L'organisation caritative britannique Conciliation Resources, qui travaille dans la région depuis 2007, s'inquiète dans un récent rapport d'une possible "poussée de violence" avant la présidentielle de part et d'autre de la frontière libéro-ivoirienne, alors l'ONU se prépare à retirer ses troupes des deux pays.
L'Opération des Nations unies en Côte d'Ivoire (Onuci), déployée en 2004, est en train de réduire ses effectifs. L'ONU envisage de revoir son mandat et "d'y mettre éventuellement fin après l'élection présidentielle d'octobre 2015, en fonction des conditions de sécurité sur le terrain".
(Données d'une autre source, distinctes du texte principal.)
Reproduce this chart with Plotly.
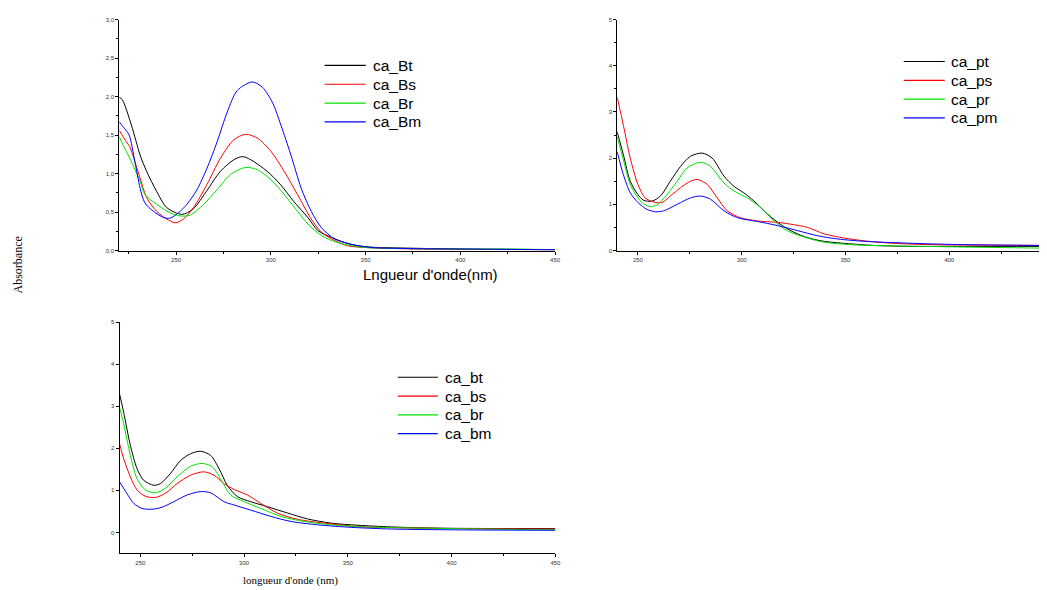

Fin de mandat en vue également - probablement en 2016 - pour la Mission de l'ONU au Liberia (Minul), créée en 2003, au sortir de la guerre civile.
Des enquêteurs de l'ONU affirment que des rebelles ivoiriens et libériens ont cité de hauts dignitaires de l'ancien régime Gbagbo comme politiquement ou financièrement impliqués dans leurs activités paramilitaires.
Des mises en cause balayées par Pascal Affi N'Guessan, chef du Front populaire ivoirien (FPI), créé par l'ex-président Gbagbo.
"Ça m'étonnerait que des cadres du FPI, qui avaient eux-mêmes des problèmes de subsistance, aient pu financer des attaques. Ces commentaires sont insultants, contraires à la philosophie du FPI", déclare-t-il à l'AFP à Abidjan.
Un haut responsable provincial libérien, Peter Solo, reconnaît que la frontière est "entièrement poreuse" mais dément que les attaques en Côte d'Ivoire soient préparées ou lancées depuis sa région.
Il n'y a eu "aucune menace directe à partir du Liberia", a-t-il assuré à l'AFP.
Selon un responsable frontalier toutefois, la région restera un foyer de tension tant que les anciens miliciens pro-Gbagbo n'auront pas l'assurance de pouvoir rentrer chez eux sans crainte.